Time to let the She Wolf out of the closet. And you know what comes after a She Wolf? Bathing Suits. UGH!

xoxo

in Uncategorized

22 Responses to Throwing Iron Around

  1. Sheridan says:

    LOL! you are so funny and if you dont look hot in a bikini I friggin give up! have fun!

  2. Lisa says:

    Oh man, you described a globo gym to a T!! Sounds very, very painful! Have you ever checked out a crossfit gym? I love throwing iron around at my gym! I finally learned to embrace the snatch, (yes, I said snatch)clean and jeark, power clean, hang clean press, push press and push jerk!! If you haven’t checked one out you should! I guarantee you won’t regret it! :-)

  3. Kelly says:

    I’m sooo not ready for bathing suits. Example A, this weekend.

  4. Audrey says:

    It’s not only old grandpas doing arm curls with little 8lb weights. What? I’m not very strong!

    I’ve been getting reacquainted with my gym as well. But I’m hopeless on my own so I’ve been relying on classes to keep me motivated and it’s working ok so far!

    Have fun tonight!

  5. Abbie says:

    Oh my goodness… this one had me laughing out loud. Same people, different gym.

  6. Naomi says:

    your gym friends have relatives at my gym too! LOL

    have a great workout!

  7. Amy says:

    HAHAHA! Epic.

  8. haha, hope you have a great workout!

  9. HAHA great gym nostalgia, it almost makes me want to go do some weight lifting..

  10. I have a shirt that I rock out at the gym that used to be an ex boyfriends. He made it into a cutoff, as well. And the sides are horribly uneven. I don’t think anyone else gets it that I wear it to be funny…

  11. Beth B. says:

    Heh – Danica – that was great! Love it! :-) Have a great time at the gym and I hope it is all that you have imagined it to be (and more!)

  12. Pam says:

    Don’t forget the girls in full on make up on the bike/treadmill/eliptical. Probably the same ones you can smell their perfume before you even enter the gym and then you get to taste it while you are running on the treadmill..ugh

  13. so cute, love it!
    I am not a cheerleader, but I do read US on the elliptical! HAHA! I cant help it, I get bored!

  14. Glenn Jones says:

    Ha ha! I’ve forgotten how summer is reason that people hit the gym. Getting old sucks….

  15. Brandi says:

    Hilarious! Some of the same folks at my gym! I can’t stand the muscle heads that feel the need to scream and yell as they lift weights. I mean really, if it hurts that much, why do it? :)

  16. Nikki says:

    HAHAHAHA! My gym people = your gym people! Apparently the same types exist all over the country! Oh and I also have loud grunting guy, the flirting teenager group and the “walk on the treadmill at an insane incline while holding on for dear life” girl. Love this!

  17. Rachel says:

    Haha great visuals!

  18. Tara says:

    I shall use you as my motivation to pump more iron…I am slacking and I need to get these guns ready for the gun show.

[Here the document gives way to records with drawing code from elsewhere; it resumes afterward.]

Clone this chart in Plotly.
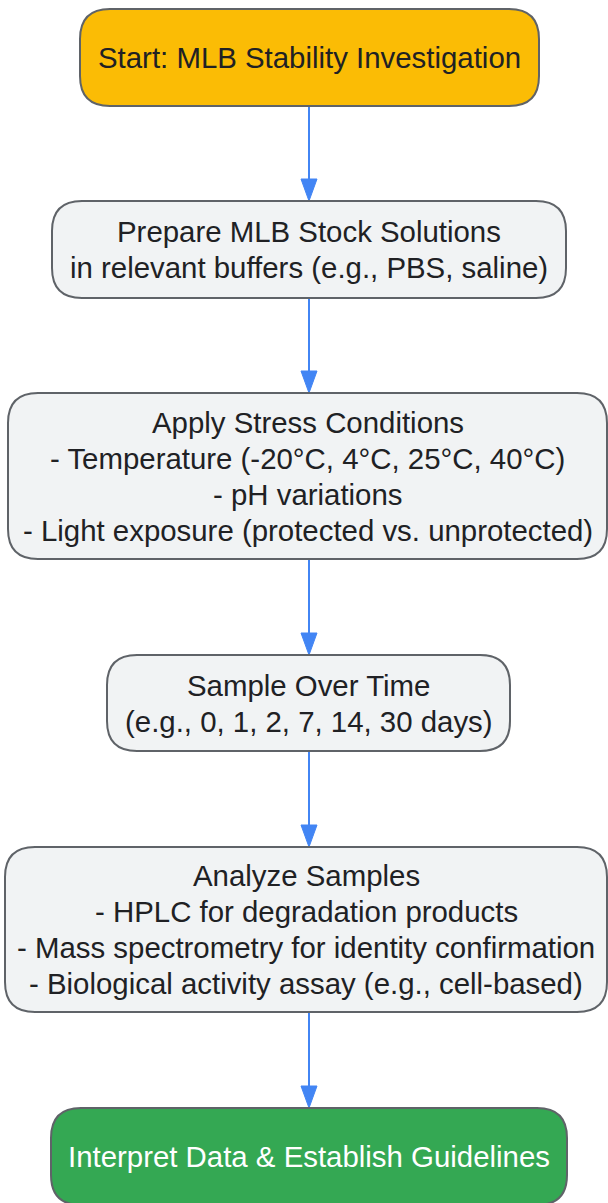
import plotly.graph_objects as go

# ---- data ----
node_labels = [
    ["Start: MLB Stability Investigation"],
    ["Prepare MLB Stock Solutions", "in relevant buffers (e.g., PBS, saline)"],
    ["Apply Stress Conditions", "- Temperature (-20°C, 4°C, 25°C, 40°C)", "- pH variations",
     "- Light exposure (protected vs. unprotected)"],
    ["Sample Over Time", "(e.g., 0, 1, 2, 7, 14, 30 days)"],
    ["Analyze Samples", "- HPLC for degradation products", "- Mass spectrometry for identity confirmation",
     "- Biological activity assay (e.g., cell-based)"],
    ["Interpret Data & Establish Guidelines"],
]
node_kinds = ["start", "step", "step", "step", "step", "end"]
edges = [(0, 1), (1, 2), (2, 3), (3, 4), (4, 5)]

# ---- layout / style ----
W, H = 608, 1203
boxes = [  # x0, x1, y0, y1 (pixels, y down)
    (80, 539, 9, 106),
    (52, 566, 201, 298),
    (8, 607, 393, 559),
    (107, 510, 655, 751),
    (5, 607, 847, 1012),
    (51, 567, 1108, 1205),
]
fills = {"start": "#FBBC05", "step": "#F1F3F4", "end": "#34A853"}
text_colors = {"start": "#202124", "step": "#202124", "end": "#FFFFFF"}
border = "#5F6368"
arrow_color = "#4285F4"
font_family = "Arial, Liberation Sans, sans-serif"
font_size = 29.4
line_gap = 36
radius = 30


def rounded_path(x0, x1, y0, y1, r):
    return (f"M {x0+r},{y0} L {x1-r},{y0} Q {x1},{y0} {x1},{y0+r} "
            f"L {x1},{y1-r} Q {x1},{y1} {x1-r},{y1} L {x0+r},{y1} "
            f"Q {x0},{y1} {x0},{y1-r} L {x0},{y0+r} Q {x0},{y0} {x0+r},{y0} Z")


fig = go.Figure()
shapes = []
annotations = []

for (a, b) in edges:
    xa0, xa1, ya0, ya1 = boxes[a]
    xb0, xb1, yb0, yb1 = boxes[b]
    xc = 309
    head_len, head_w = 22, 8
    shapes.append(dict(type="line", x0=xc, x1=xc, y0=ya1, y1=yb0 - head_len + 2,
                       line=dict(color=arrow_color, width=2), xref="x", yref="y"))
    shapes.append(dict(type="path",
                       path=f"M {xc-head_w},{yb0-head_len} L {xc+head_w},{yb0-head_len} L {xc},{yb0} Z",
                       fillcolor=arrow_color, line=dict(color=arrow_color, width=1), xref="x", yref="y"))

for i, lines in enumerate(node_labels):
    x0, x1, y0, y1 = boxes[i]
    kind = node_kinds[i]
    shapes.append(dict(type="path", path=rounded_path(x0, x1, y0, y1, radius),
                       fillcolor=fills[kind], line=dict(color=border, width=2),
                       xref="x", yref="y", layer="above"))
    yc = (y0 + min(y1, 1204)) / 2
    n = len(lines)
    for j, t in enumerate(lines):
        y = yc + (j - (n - 1) / 2) * line_gap
        annotations.append(dict(x=(x0 + x1) / 2, y=y, text=t, showarrow=False,
                                xref="x", yref="y", xanchor="center", yanchor="middle",
                                font=dict(family=font_family, size=font_size, color=text_colors[kind])))

fig.update_layout(
    width=W, height=H,
    margin=dict(l=0, r=0, t=0, b=0),
    paper_bgcolor="white", plot_bgcolor="white",
    xaxis=dict(range=[0, W], visible=False, fixedrange=True),
    yaxis=dict(range=[H, 0], visible=False, fixedrange=True),
    shapes=shapes, annotations=annotations, showlegend=False,
)
fig.write_html("out.html", post_script="document.body.style.margin='0';",
               config={"displayModeBar": False})
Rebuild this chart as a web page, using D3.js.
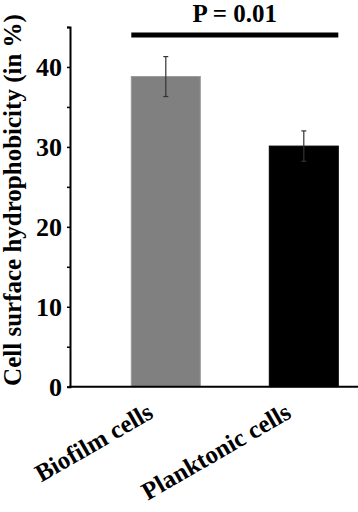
<!DOCTYPE html>
<html>
<head>
<meta charset="utf-8">
<script src="https://cdn.jsdelivr.net/npm/d3@7"></script>
<style>
  body { margin: 0; background: #fff; }
  text { font-family: "Liberation Serif", "DejaVu Serif", serif; font-weight: bold; }
</style>
</head>
<body>
<div id="chart"></div>
<script>
// data
const categories = ['Biofilm cells', 'Planktonic cells'];
const values = [38.8, 30.1];
const errors = [2.5, 1.9];
const barColors = ['#808080', '#000000'];
const yTicks = [0, 5, 10, 15, 20, 25, 30, 35, 40, 45];
const pLabel = 'P = 0.01';

const width = 358, height = 512;
const axisX = 70;

const svg = d3.select('#chart')
    .append('svg')
    .attr('width', width)
    .attr('height', height);

const y = d3.scaleLinear()
    .domain([0, 45])
    .range([386.7, 27]);

const x = d3.scaleBand()
    .domain(categories)
    .range([62.3, 407.3])
    .paddingInner(0.5)
    .paddingOuter(0.5);

// y axis
const yAxis = svg.append('g')
    .attr('transform', `translate(${axisX},0)`)
    .call(d3.axisLeft(y)
        .tickValues(yTicks)
        .tickSize(3)
        .tickPadding(5)
        .tickFormat(d => (d % 10 === 0 && d < 45) ? d : ''));
yAxis.select('.domain').attr('stroke', '#000').attr('stroke-width', 2);
yAxis.selectAll('.tick line').attr('stroke', '#000').attr('stroke-width', 1.5);
yAxis.selectAll('.tick text')
    .attr('font-size', 26)
    .attr('font-family', '"Liberation Serif", serif')
    .attr('font-weight', 'bold')
    .attr('fill', '#000');

// bars
svg.selectAll('rect.bar')
    .data(categories)
    .enter()
    .append('rect')
    .attr('class', 'bar')
    .attr('x', d => x(d))
    .attr('width', x.bandwidth())
    .attr('y', (d, i) => y(values[i]))
    .attr('height', (d, i) => y(0) - y(values[i]))
    .attr('fill', (d, i) => barColors[i])
    .attr('stroke', (d, i) => i === 0 ? '#999' : '#000')
    .attr('stroke-width', 1);

// error bars
const err = svg.selectAll('g.err')
    .data(categories)
    .enter()
    .append('g')
    .attr('class', 'err')
    .attr('stroke', '#333')
    .attr('stroke-width', 1.2);
err.append('line')
    .attr('x1', d => x(d) + x.bandwidth() / 2)
    .attr('x2', d => x(d) + x.bandwidth() / 2)
    .attr('y1', (d, i) => y(values[i] + errors[i]))
    .attr('y2', (d, i) => y(values[i] - errors[i]));
[1, -1].forEach(s => {
    err.append('line')
        .attr('x1', d => x(d) + x.bandwidth() / 2 - 2.5)
        .attr('x2', d => x(d) + x.bandwidth() / 2 + 2.5)
        .attr('y1', (d, i) => y(values[i] + s * errors[i]))
        .attr('y2', (d, i) => y(values[i] + s * errors[i]));
});

// x axis line
svg.append('line')
    .attr('x1', axisX - 1)
    .attr('x2', width)
    .attr('y1', y(0))
    .attr('y2', y(0))
    .attr('stroke', '#000')
    .attr('stroke-width', 2);

// x labels
svg.selectAll('text.xlab')
    .data(categories)
    .enter()
    .append('text')
    .attr('class', 'xlab')
    .attr('text-anchor', 'end')
    .attr('font-size', 25)
    .attr('transform', d => `translate(${x(d) + x.bandwidth() / 2 - 11},417) rotate(-30)`)
    .text(d => d);

// y label
svg.append('text')
    .attr('text-anchor', 'middle')
    .attr('font-size', 25)
    .attr('transform', 'translate(21,200) rotate(-90)')
    .text('Cell surface hydrophobicity (in %)');

// significance bracket
const x1 = x(categories[0]);
const x2 = x(categories[1]) + x.bandwidth();
svg.append('line')
    .attr('x1', x1)
    .attr('x2', x2)
    .attr('y1', 35)
    .attr('y2', 35)
    .attr('stroke', '#000')
    .attr('stroke-width', 5);
svg.append('text')
    .attr('text-anchor', 'middle')
    .attr('x', (x1 + x2) / 2)
    .attr('y', 22)
    .attr('font-size', 25)
    .text(pLabel);
</script>
</body>
</html>
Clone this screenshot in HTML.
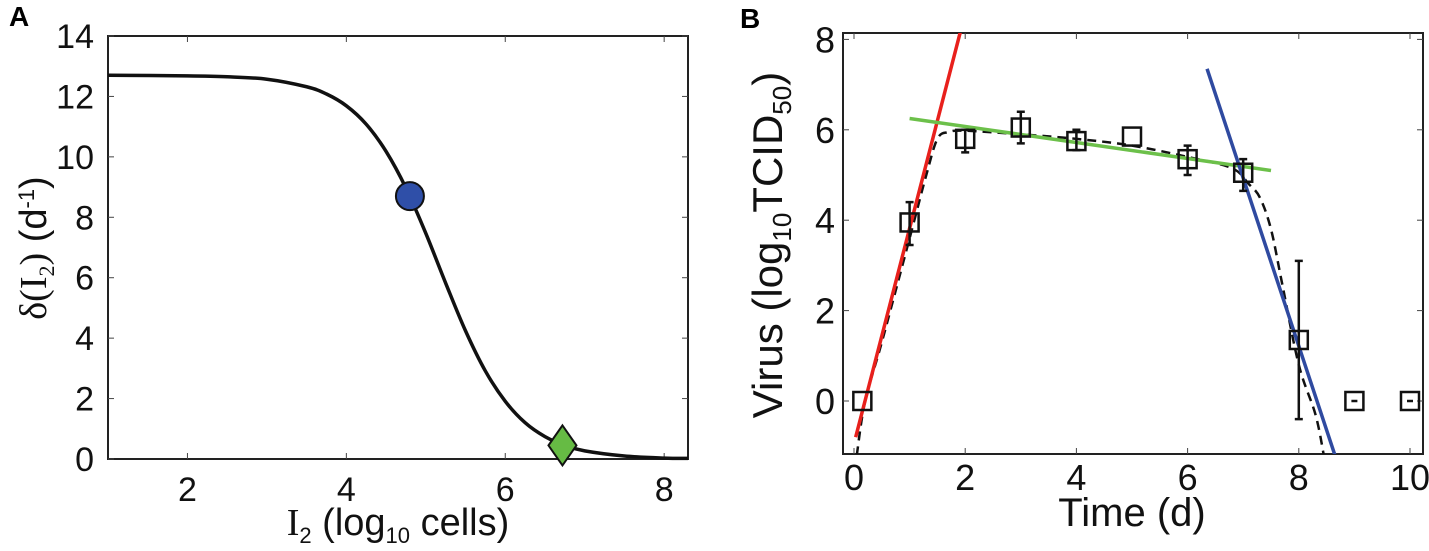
<!DOCTYPE html>
<html><head><meta charset="utf-8">
<style>
html,body{margin:0;padding:0;background:#fff;}
svg{display:block;font-family:"Liberation Sans",Arial,sans-serif;}
</style></head>
<body>
<svg id="fig" width="1429" height="551" viewBox="0 0 1429 551" xmlns="http://www.w3.org/2000/svg">
<text x="9" y="26" font-size="28" font-weight="bold">A</text>
<text x="740" y="28" font-size="28" font-weight="bold">B</text>
<g id="pa"></g>
<g id="pb"></g>
</svg>
<script>
// Panel A data
const aTicksX = [2,4,6,8];
const aTicksY = [0,2,4,6,8,10,12,14];
const aCurveX = [1,2,2.5,3,3.5,3.75,4,4.25,4.5,4.75,5,5.25,5.5,5.75,6,6.25,6.5,6.75,7,7.5,8,8.3];
const aCurveY = [12.7,12.68,12.65,12.57,12.32,12.08,11.69,11.08,10.18,8.97,7.47,5.82,4.24,2.91,1.91,1.2,0.74,0.45,0.27,0.1,0.03,0.02];
const aCircle = [4.8,8.7];
const aDiamond = [6.72,0.45];
// Panel B data
const bTicksX = [0,2,4,6,8,10];
const bTicksY = [0,2,4,6,8];
const bTimes = [0.15,1,2,3,4,5,6,7,8,9,10];
const bVirus = [0,3.95,5.8,6.05,5.75,5.85,5.35,5.05,1.35,0,0];
const bErrLo = [0,3.45,5.5,5.7,5.55,5.85,5.0,4.65,-0.4,0,0];
const bErrHi = [0,4.4,6.0,6.4,6.0,5.85,5.65,5.35,3.1,0,0];
const bRed = [[0.03,-0.8],[1.92,8.2]];
const bGreen = [[1.0,6.25],[7.5,5.1]];
const bBlue = [[6.35,7.35],[8.65,-1.2]];
const bFitT = [0.05,0.2,0.5,1,1.3,1.5,1.7,2,3,4,5,6,6.8,7.1,7.3,7.5,7.7,8,8.3,8.45];
const bFitV = [-1.2,0,1.3,3.6,5.0,5.8,5.95,5.98,5.9,5.8,5.65,5.4,5.15,4.8,4.5,3.8,2.6,0.8,-0.3,-1.2];

const NS="http://www.w3.org/2000/svg";
function mk(parent,tag,attrs,txt){const e=document.createElementNS(NS,tag);for(const k in attrs)e.setAttribute(k,attrs[k]);if(txt!==undefined)e.textContent=txt;parent.appendChild(e);return e;}
// smooth path through points (Catmull-Rom)
function smooth(pts){let d='M'+pts[0][0]+','+pts[0][1];for(let i=0;i<pts.length-1;i++){const p0=pts[Math.max(0,i-1)],p1=pts[i],p2=pts[i+1],p3=pts[Math.min(pts.length-1,i+2)];const c1=[p1[0]+(p2[0]-p0[0])/6,p1[1]+(p2[1]-p0[1])/6],c2=[p2[0]-(p3[0]-p1[0])/6,p2[1]-(p3[1]-p1[1])/6];d+='C'+c1+' '+c2+' '+p2;}return d;}

// ---- Panel A ----
const pa=document.getElementById('pa');
const aL=108,aR=688,aT=36,aB=459;
const ax=v=>aL+(v-1)*(aR-aL)/7.3;
const ay=v=>aB-v*(aB-aT)/14;
let r=mk(pa,'rect',{x:aL,y:aT,width:aR-aL,height:aB-aT,fill:'none',stroke:'#222','stroke-width':2});


aTicksX.forEach(v=>{
  let t=mk(pa,'line',{x1:ax(v),x2:ax(v),y1:aB,y2:aB-6,stroke:'#444'});
  
  
  mk(pa,'line',{x1:ax(v),x2:ax(v),y1:aT,y2:aT+6,stroke:'#444'});
  let l=mk(pa,'text',{x:ax(v),y:aB+42,'font-size':34,'text-anchor':'middle',fill:'#111'},String(v));
  
  
});
aTicksY.forEach(v=>{
  mk(pa,'line',{x1:aL,x2:aL+6,y1:ay(v),y2:ay(v),stroke:'#444'});
  mk(pa,'line',{x1:aR,x2:aR-6,y1:ay(v),y2:ay(v),stroke:'#444'});
  let l=mk(pa,'text',{x:aL-14,y:ay(v)+12,'font-size':34,'text-anchor':'end',fill:'#111'},String(v));
  
  
});
const apts=aCurveX.map((x,i)=>[ax(x),ay(aCurveY[i])]);
let c=mk(pa,'path',{d:smooth(apts),fill:'none',stroke:'#111','stroke-width':3.5});


let ci=mk(pa,'ellipse',{cx:ax(aCircle[0]),cy:ay(aCircle[1]),rx:14,ry:14,fill:'#2f4fa8',stroke:'#111','stroke-width':2});


const dx=ax(aDiamond[0]),dy=ay(aDiamond[1]);
let di=mk(pa,'polygon',{points:`${dx},${dy-20} ${dx+14},${dy} ${dx},${dy+20} ${dx-14},${dy}`,fill:'#66bb44',stroke:'#111','stroke-width':2});


let xt=mk(pa,'text',{x:398,y:535,'font-size':38,'text-anchor':'middle',fill:'#111'});


xt.innerHTML='<tspan font-family="Liberation Serif">I</tspan><tspan font-size="22" dy="8">2</tspan><tspan dy="-8"> (log</tspan><tspan font-size="22" dy="8">10</tspan><tspan dy="-8"> cells)</tspan>';
let yt=mk(pa,'text',{x:0,y:0,'font-size':38,'text-anchor':'middle',fill:'#111',transform:'translate(46,248) rotate(-90)'});


yt.innerHTML='<tspan font-family="Liberation Serif">δ(I</tspan><tspan font-size="22" dy="8" font-family="Liberation Serif">2</tspan><tspan dy="-8" font-family="Liberation Serif">)</tspan><tspan> (d</tspan><tspan font-size="22" dy="-12">-1</tspan><tspan dy="12">)</tspan>';

// ---- Panel B ----
const pb=document.getElementById('pb');
const bL=843,bR=1423,bT=33,bB=454;
const bx=v=>854+v*55.6;
const by=v=>401-v*45.2;
let rb=mk(pb,'rect',{x:bL,y:bT,width:bR-bL,height:bB-bT,fill:'none',stroke:'#222','stroke-width':2});


bTicksX.forEach(v=>{
  mk(pb,'line',{x1:bx(v),x2:bx(v),y1:bB,y2:bB-6,stroke:'#444'});
  mk(pb,'line',{x1:bx(v),x2:bx(v),y1:bT,y2:bT+6,stroke:'#444'});
  let l=mk(pb,'text',{x:bx(v),y:bB+36,'font-size':36,'text-anchor':'middle',fill:'#111'},String(v));
  
  
});
bTicksY.forEach(v=>{
  mk(pb,'line',{x1:bL,x2:bL+6,y1:by(v),y2:by(v),stroke:'#444'});
  mk(pb,'line',{x1:bR,x2:bR-6,y1:by(v),y2:by(v),stroke:'#444'});
  let l=mk(pb,'text',{x:bL-8,y:by(v)+13,'font-size':36,'text-anchor':'end',fill:'#111'},String(v));
  
  
});
const cl=mk(pb,'clipPath',{id:'clipb'});mk(cl,'rect',{x:bL,y:bT,width:bR-bL,height:bB-bT});
const g=mk(pb,'g',{'clip-path':'url(#clipb)'});
const bpts=bFitT.map((t,i)=>[bx(t),by(bFitV[i])]);
let fit=mk(g,'path',{d:smooth(bpts),fill:'none',stroke:'#111','stroke-width':2.5,'stroke-dasharray':'9,6'});


[[bRed,'#e8201c','red-growth-line'],[bGreen,'#6cc04a','green-plateau-line'],[bBlue,'#2f4aa0','blue-decay-line']].forEach(([p,col,n])=>{
  let ln=mk(g,'line',{x1:bx(p[0][0]),y1:by(p[0][1]),x2:bx(p[1][0]),y2:by(p[1][1]),stroke:col,'stroke-width':3.5});
  
  
});
bTimes.forEach((t,i)=>{
  const x=bx(t),y=by(bVirus[i]);
  if(bErrHi[i]>bErrLo[i]){
    let e=mk(g,'path',{d:`M${x},${by(bErrLo[i])}L${x},${by(bErrHi[i])}M${x-4},${by(bErrLo[i])}L${x+4},${by(bErrLo[i])}M${x-4},${by(bErrHi[i])}L${x+4},${by(bErrHi[i])}`,stroke:'#111','stroke-width':2.5,fill:'none'});
    
    
  } else if(bVirus[i]===0 && t>1){
    mk(g,'line',{x1:x-3,x2:x+3,y1:y,y2:y,stroke:'#111','stroke-width':2.5});
  }
  let s=mk(g,'rect',{x:x-9,y:y-9,width:18,height:18,fill:'none',stroke:'#111','stroke-width':2.5});
  
  
});
let xtb=mk(pb,'text',{x:1132,y:526,'font-size':40,'text-anchor':'middle',fill:'#111'},'Time (d)');


let ytb=mk(pb,'text',{x:0,y:0,'font-size':42,'text-anchor':'middle',fill:'#111',transform:'translate(782,245) rotate(-90)'});


ytb.innerHTML='Virus (log<tspan font-size="26" dy="9">10</tspan><tspan dy="-9">TCID</tspan><tspan font-size="26" dy="9">50</tspan><tspan dy="-9">)</tspan>';
</script>
</body></html>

  19. AWESOME! Everyone needs a reminder as to why weights are important…if a bikini isn’t it then I don’t know wha is!!! haha!

  20. gwen says:

    i loveeeeee that you pointed out the little soffe short wearing high school girl on her cell phone- they seem to take over about this time of year and as they continue to flirt with the meathead trainers i think about how one day their metabolism will slow down :)

  21. Nichole says:

    Hysterical! Ah every gym has the creeper, the closer, the cheerleader, etc. I’ll be sure to buy my ticket now to the gun show!!

  22. Brandon says:

    This post is cracking me up. I feel like you work out at Vince Vaughn’s gym “Average Joe’s”. LOL. You forgot the Spray-tanned-orange body builder folks…or are there not any at “Average Joe’s”? And the sweating part reminds me of the song Sandra Bullock sings in The Proposal (Get Low), “til the sweat drips down my…”! LOL! OH, and we need to come up with a more mullet-ified name for your “guns/pythons”… I can’t come up with any funny new monikers right now, but I’ll think about it. Maybe for now you should start by naming your biceps. Ok, funny post. Keep em coming.